-------- Collected data

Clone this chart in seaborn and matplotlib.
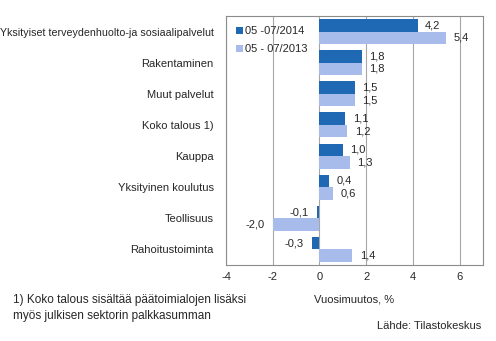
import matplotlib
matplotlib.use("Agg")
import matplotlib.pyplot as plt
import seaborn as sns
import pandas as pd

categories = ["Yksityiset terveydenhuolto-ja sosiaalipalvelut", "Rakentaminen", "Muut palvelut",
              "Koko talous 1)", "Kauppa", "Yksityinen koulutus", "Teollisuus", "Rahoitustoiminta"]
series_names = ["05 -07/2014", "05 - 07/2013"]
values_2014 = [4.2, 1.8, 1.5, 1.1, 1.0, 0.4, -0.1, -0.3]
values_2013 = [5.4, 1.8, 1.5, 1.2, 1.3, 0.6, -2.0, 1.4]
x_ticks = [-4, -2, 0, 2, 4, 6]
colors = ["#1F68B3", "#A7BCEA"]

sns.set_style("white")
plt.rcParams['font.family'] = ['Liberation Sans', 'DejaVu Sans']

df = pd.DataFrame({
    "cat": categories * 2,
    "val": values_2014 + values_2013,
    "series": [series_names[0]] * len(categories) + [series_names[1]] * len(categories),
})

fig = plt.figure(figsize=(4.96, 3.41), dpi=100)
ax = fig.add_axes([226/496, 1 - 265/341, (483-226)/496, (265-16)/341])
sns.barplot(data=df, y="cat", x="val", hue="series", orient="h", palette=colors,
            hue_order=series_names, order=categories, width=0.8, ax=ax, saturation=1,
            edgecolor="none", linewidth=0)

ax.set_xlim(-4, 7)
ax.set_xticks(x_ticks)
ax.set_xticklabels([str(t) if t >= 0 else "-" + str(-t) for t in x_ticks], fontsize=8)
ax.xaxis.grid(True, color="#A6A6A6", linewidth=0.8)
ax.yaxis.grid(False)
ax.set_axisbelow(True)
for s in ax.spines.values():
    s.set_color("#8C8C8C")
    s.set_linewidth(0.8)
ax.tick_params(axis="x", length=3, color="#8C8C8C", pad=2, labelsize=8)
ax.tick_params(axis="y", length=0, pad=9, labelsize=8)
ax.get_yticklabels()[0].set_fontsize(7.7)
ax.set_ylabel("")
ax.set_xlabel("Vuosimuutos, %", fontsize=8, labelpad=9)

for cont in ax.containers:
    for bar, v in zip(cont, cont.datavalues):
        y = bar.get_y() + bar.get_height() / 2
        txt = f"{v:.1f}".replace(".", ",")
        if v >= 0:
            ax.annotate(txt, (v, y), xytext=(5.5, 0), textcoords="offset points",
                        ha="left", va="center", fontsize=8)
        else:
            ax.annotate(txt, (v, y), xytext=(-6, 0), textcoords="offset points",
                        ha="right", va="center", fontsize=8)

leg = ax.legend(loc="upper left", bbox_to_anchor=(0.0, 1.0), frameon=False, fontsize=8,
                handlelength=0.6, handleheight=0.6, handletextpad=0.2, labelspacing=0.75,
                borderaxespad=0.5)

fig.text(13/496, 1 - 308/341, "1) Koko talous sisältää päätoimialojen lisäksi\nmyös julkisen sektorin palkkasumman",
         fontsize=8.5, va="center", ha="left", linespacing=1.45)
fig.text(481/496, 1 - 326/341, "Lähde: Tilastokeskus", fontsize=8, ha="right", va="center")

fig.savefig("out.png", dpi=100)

----------------

Required task:
Extract, word for word, each line from the top of the data down to and including the line with "import pandas as pd"; skip the pictures.

Response:
Clone this chart in seaborn and matplotlib.
import matplotlib
matplotlib.use("Agg")
import matplotlib.pyplot as plt
import seaborn as sns
import pandas as pd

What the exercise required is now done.